Audra D.S. Burch is an award-winning National Enterprise Correspondent for The New York Times, where she focuses on race and identity. She was awarded the 2019 Vernon Jarrett Medal for Journalistic Excellence and 2019 ONA Immersive Storytelling prize based on a collection of stories from that beat.

 

Before that, she was senior reporter for The Miami Herald specializing in narrative and investigative journalism. As a member of the I-team, Burch was part of a two-person unit that uncovered systematic abuses in Florida's juvenile justice system. The project, called "Fight Club," was a 2018 Pulitzer Prize finalist. An earlier series explored how more than 500 children died of abuse or neglect after falling through Florida’s child welfare safety net.
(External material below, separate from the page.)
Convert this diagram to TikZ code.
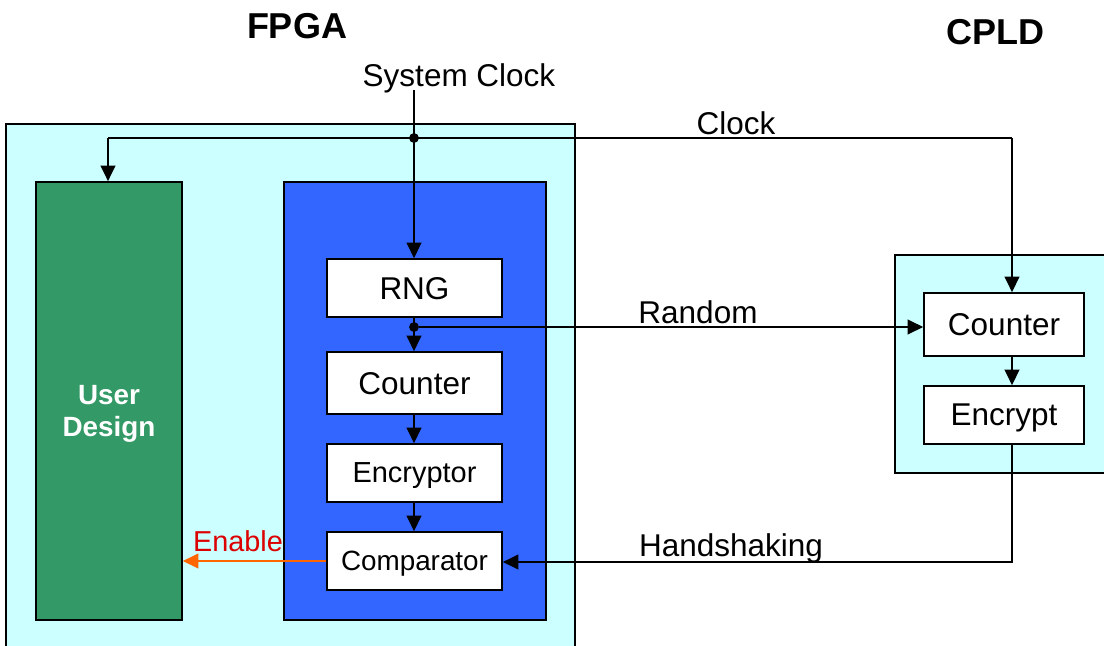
\documentclass[tikz,border=0pt]{standalone}
\usepackage{fontspec}
\setmainfont{Liberation Sans}
\usetikzlibrary{arrows.meta,calc}
\definecolor{cInk}{HTML}{000000}
\definecolor{cChip}{HTML}{CCFFFF}
\definecolor{cUsr}{HTML}{339966}
\definecolor{cSec}{HTML}{3366FF}
\definecolor{cEn}{HTML}{FF6600}
\definecolor{cEnT}{HTML}{DD0000}
\tikzset{
  every node/.style={font=\fontsize{22.4}{26}\selectfont, text=cInk, text depth=0pt},
  chip/.style={draw=cInk, line width=1.2pt, fill=cChip, inner sep=0pt},
  blk/.style={draw=cInk, line width=1.2pt, fill=white, inner sep=0pt, minimum width=4.375cm, minimum height=1.45cm},
  cblk/.style={blk, minimum width=4cm},
  arr/.style={-{Triangle[length=11pt,width=10.5pt]}, line width=1.1pt, draw=cInk},
  dot/.style={circle, fill=cInk, inner sep=0pt, minimum size=7pt},
  ttl/.style={font=\fontsize{25.6}{30}\selectfont\bfseries},
}
\begin{document}
\begin{tikzpicture}[x=0.025cm, y=-0.025cm]
\useasboundingbox (0,0) rectangle (1104,645);
% chips
\path[chip] (6,124) rectangle (575,660);
\path[chip] (895,255) rectangle (1120,473);
\node[ttl] (tfpga) at (297,26) {FPGA};
\node[ttl] (tcpld) at (995,32) {CPLD};
% FPGA side
\node[draw=cInk, line width=1.2pt, fill=cUsr, minimum width=3.65cm, minimum height=10.95cm, inner sep=0pt] (ud) at (109,401) {};
\node[font=\fontsize{19.8}{22.8}\selectfont\bfseries, text=white, align=center, text depth=] (tud) at (109,414) {User\\Design};
\node[draw=cInk, line width=1.2pt, fill=cSec, minimum width=6.55cm, minimum height=10.95cm, inner sep=0pt] (sec) at (415,401) {};
\node[blk] (rng) at (414.5,288) {RNG};
\node[blk, minimum height=1.55cm] (cnt) at (414.5,383) {Counter};
\node[blk, font=\fontsize{20.6}{24}\selectfont] (enc) at (414.5,473) {Encryptor};
\node[blk, font=\fontsize{19.8}{24}\selectfont] (cmp) at (414.5,561) {Comparator};
% CPLD side
\node[cblk, minimum height=1.575cm] (ccnt) at (1004,324.5) {Counter};
\node[cblk] (cenc) at (1004,415) {Encrypt};
% clock tree
\coordinate (sysin) at (414,90);
\node[dot] (clkdot) at (414,138) {};
\coordinate (clkL) at (108,138);
\coordinate (clkR) at (1012,138);
\node (tsys) at (459,75) {System Clock};
\node (tclk) at (736,123) {Clock};
\draw[arr] (sysin) -- (rng.north -| sysin);
\draw[arr] (clkL) -- (clkL |- ud.north);
\draw[line width=1.1pt] (clkL) -- (clkR);
\draw[arr] (clkR) -- (clkR |- ccnt.north);
% random path
\node[dot] (rnddot) at (414,327) {};
\draw[arr] (rng.south -| sysin) -- (cnt.north -| sysin);
\draw[arr] (rnddot) -- (ccnt.west |- rnddot);
\node (trnd) at (698,312) {Random};
\draw[arr] (cnt.south -| sysin) -- (enc.north -| sysin);
\draw[arr] (enc.south -| sysin) -- (cmp.north -| sysin);
\draw[arr] (ccnt.south -| clkR) -- (cenc.north -| clkR);
% handshaking
\coordinate (hsk) at (1012,562);
\draw[arr] (cenc.south -| hsk) -- (hsk) -- (cmp.east |- hsk);
\node (thsk) at (731,545) {Handshaking};
% enable
\draw[-{Triangle[length=11pt,width=10.5pt]}, line width=1.1pt, draw=cEn] (cmp.west) -- (ud.east |- cmp.west);
\node[text=cEnT, font=\fontsize{20.5}{24}\selectfont] (tenb) at (238,541) {Enable};
\end{tikzpicture}
\end{document}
The series, "Innocents Lost," won the Selden Ring Award for Investigative Reporting, the Goldsmith Prize for Investigative Reporting, the Worth Bingham Prize for Investigative Journalism. Previously, Burch crafted a specialty beat centered on race and culture in the American South. She launched her career at the Post-Tribune in Gary, Ind., followed by a stint at the Sun-Sentinel in Fort Lauderdale. A magna cum laude graduate of Florida A&M University, Burch is the 2011 recipient of the Thelma Thurston Gorham Distinguished Alumnus Award.